Exercise task >> Exclude the pictures and reproduce the remaining data exactly as written.

Supplied data >>
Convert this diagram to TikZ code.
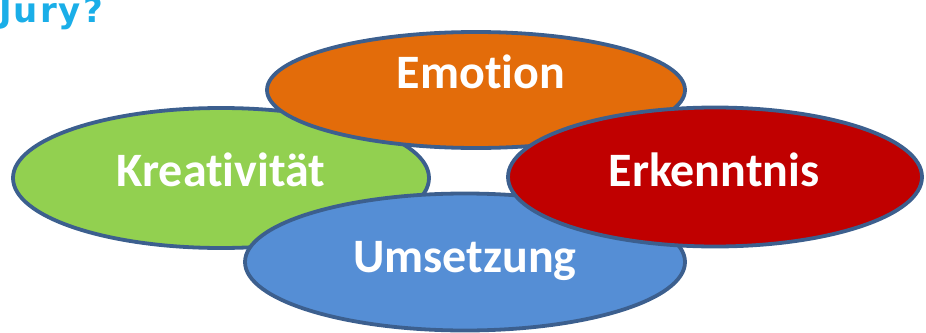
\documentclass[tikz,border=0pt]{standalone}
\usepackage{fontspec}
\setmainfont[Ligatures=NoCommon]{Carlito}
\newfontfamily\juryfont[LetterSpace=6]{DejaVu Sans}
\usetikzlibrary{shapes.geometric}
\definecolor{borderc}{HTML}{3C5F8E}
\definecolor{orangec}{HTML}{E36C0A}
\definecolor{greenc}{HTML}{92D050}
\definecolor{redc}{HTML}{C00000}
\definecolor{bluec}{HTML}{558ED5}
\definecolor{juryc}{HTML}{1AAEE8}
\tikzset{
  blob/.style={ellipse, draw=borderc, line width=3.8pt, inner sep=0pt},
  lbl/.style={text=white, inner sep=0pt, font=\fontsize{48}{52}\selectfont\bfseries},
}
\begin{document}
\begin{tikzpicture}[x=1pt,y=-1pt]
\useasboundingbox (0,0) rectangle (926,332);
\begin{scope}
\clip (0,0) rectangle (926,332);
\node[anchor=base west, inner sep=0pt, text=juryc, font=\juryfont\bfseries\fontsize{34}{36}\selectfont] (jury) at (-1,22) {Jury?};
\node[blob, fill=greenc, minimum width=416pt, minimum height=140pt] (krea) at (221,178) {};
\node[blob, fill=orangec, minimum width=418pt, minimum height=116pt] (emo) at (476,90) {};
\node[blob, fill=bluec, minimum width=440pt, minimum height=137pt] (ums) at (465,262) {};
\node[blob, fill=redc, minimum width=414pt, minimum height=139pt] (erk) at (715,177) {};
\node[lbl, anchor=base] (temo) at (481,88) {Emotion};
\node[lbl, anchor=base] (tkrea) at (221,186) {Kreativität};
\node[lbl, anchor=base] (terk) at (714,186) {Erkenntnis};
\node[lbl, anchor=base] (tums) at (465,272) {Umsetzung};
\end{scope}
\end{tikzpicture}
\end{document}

Final answer >>
Convert this diagram to TikZ code.
\documentclass[tikz,border=0pt]{standalone}
\usepackage{fontspec}
\setmainfont[Ligatures=NoCommon]{Carlito}
\newfontfamily\juryfont[LetterSpace=6]{DejaVu Sans}
\usetikzlibrary{shapes.geometric}
\definecolor{borderc}{HTML}{3C5F8E}
\definecolor{orangec}{HTML}{E36C0A}
\definecolor{greenc}{HTML}{92D050}
\definecolor{redc}{HTML}{C00000}
\definecolor{bluec}{HTML}{558ED5}
\definecolor{juryc}{HTML}{1AAEE8}
\tikzset{
  blob/.style={ellipse, draw=borderc, line width=3.8pt, inner sep=0pt},
  lbl/.style={text=white, inner sep=0pt, font=\fontsize{48}{52}\selectfont\bfseries},
}
\begin{document}
\begin{tikzpicture}[x=1pt,y=-1pt]
\useasboundingbox (0,0) rectangle (926,332);
\begin{scope}
\clip (0,0) rectangle (926,332);
\node[anchor=base west, inner sep=0pt, text=juryc, font=\juryfont\bfseries\fontsize{34}{36}\selectfont] (jury) at (-1,22) {Jury?};
\node[blob, fill=greenc, minimum width=416pt, minimum height=140pt] (krea) at (221,178) {};
\node[blob, fill=orangec, minimum width=418pt, minimum height=116pt] (emo) at (476,90) {};
\node[blob, fill=bluec, minimum width=440pt, minimum height=137pt] (ums) at (465,262) {};
\node[blob, fill=redc, minimum width=414pt, minimum height=139pt] (erk) at (715,177) {};
\node[lbl, anchor=base] (temo) at (481,88) {Emotion};
\node[lbl, anchor=base] (tkrea) at (221,186) {Kreativität};
\node[lbl, anchor=base] (terk) at (714,186) {Erkenntnis};
\node[lbl, anchor=base] (tums) at (465,272) {Umsetzung};
\end{scope}
\end{tikzpicture}
\end{document}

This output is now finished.